The book opens with a winged angel, a latter-day Icarus landing atop Freedom Tower, now One World Trade Center, which replaced the topless towers of New York. One could read a few uncomfortable meanings into this visitation, but Phillips prefers a scatty origin story that hangs in midair. Worse, buttered up with sentimental touches, the tale is cast in prose that would embarrass the freshmen in a composition course:
Early on the hottest day of the year, in the black but thinning darkness of morning, I saw the top of the new skyscraper peek through the gauze of lingering night’s sleepy electric glaze.
This lazy homage — or surrender — to hard-boiled crime fiction remains out of character, given the elegant, or at least canny, descriptions of which Phillips is capable.
Spenser said his epic was “clowdily enwrapped in Allegoricall devises,” but it’s never clear here whether the winged dude is a savior or just a messed-up kid with superpowers. Is this pseudo-Icarus the living weapon? He was born with wings, and as a child tried to cut them off. Wait! Isn’t that the back story of Angel, one of the original X-Men? The book tries hard to be both the debut issue of a new Marvel comic (blockbuster movie to follow) and a sermon on violence, guns, hatred, what have you.

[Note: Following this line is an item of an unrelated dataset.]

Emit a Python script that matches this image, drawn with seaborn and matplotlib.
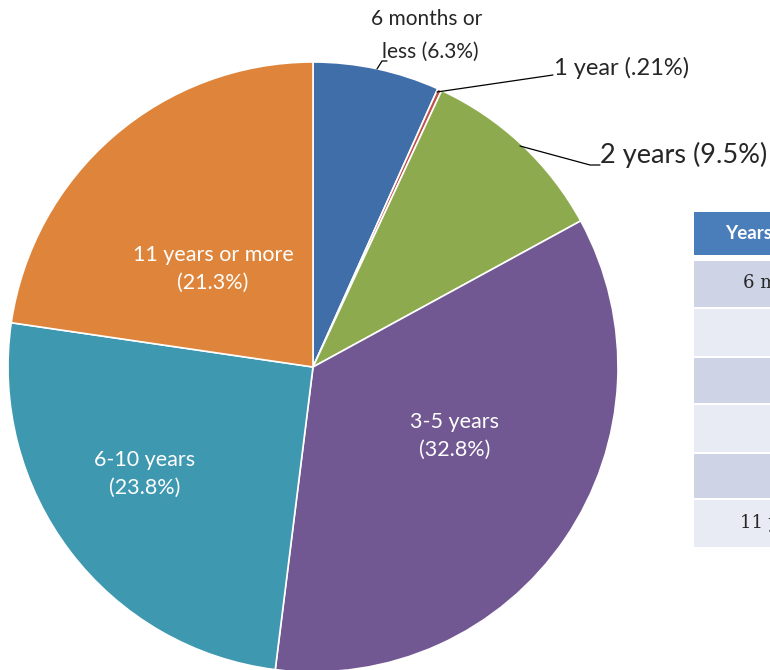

It’s tough to be one, much less both. You can, however, rip your titles from Galileo, T. S. Eliot, Dickens, Donne, Cocteau and DC Comics.
The 17-page anecdote that ends “Living Weapon” offers little enlightenment, apart from the brilliant lines: “Barcelona is no paradise. Barcelona is Boston with better weather. Barcelona is Boston if Boston had lost the war.” In other words, if the Patriots had lost the Revolutionary War, the British would be taking their holidays in Boston. Such stray pleasures are typical of this often frustrating book.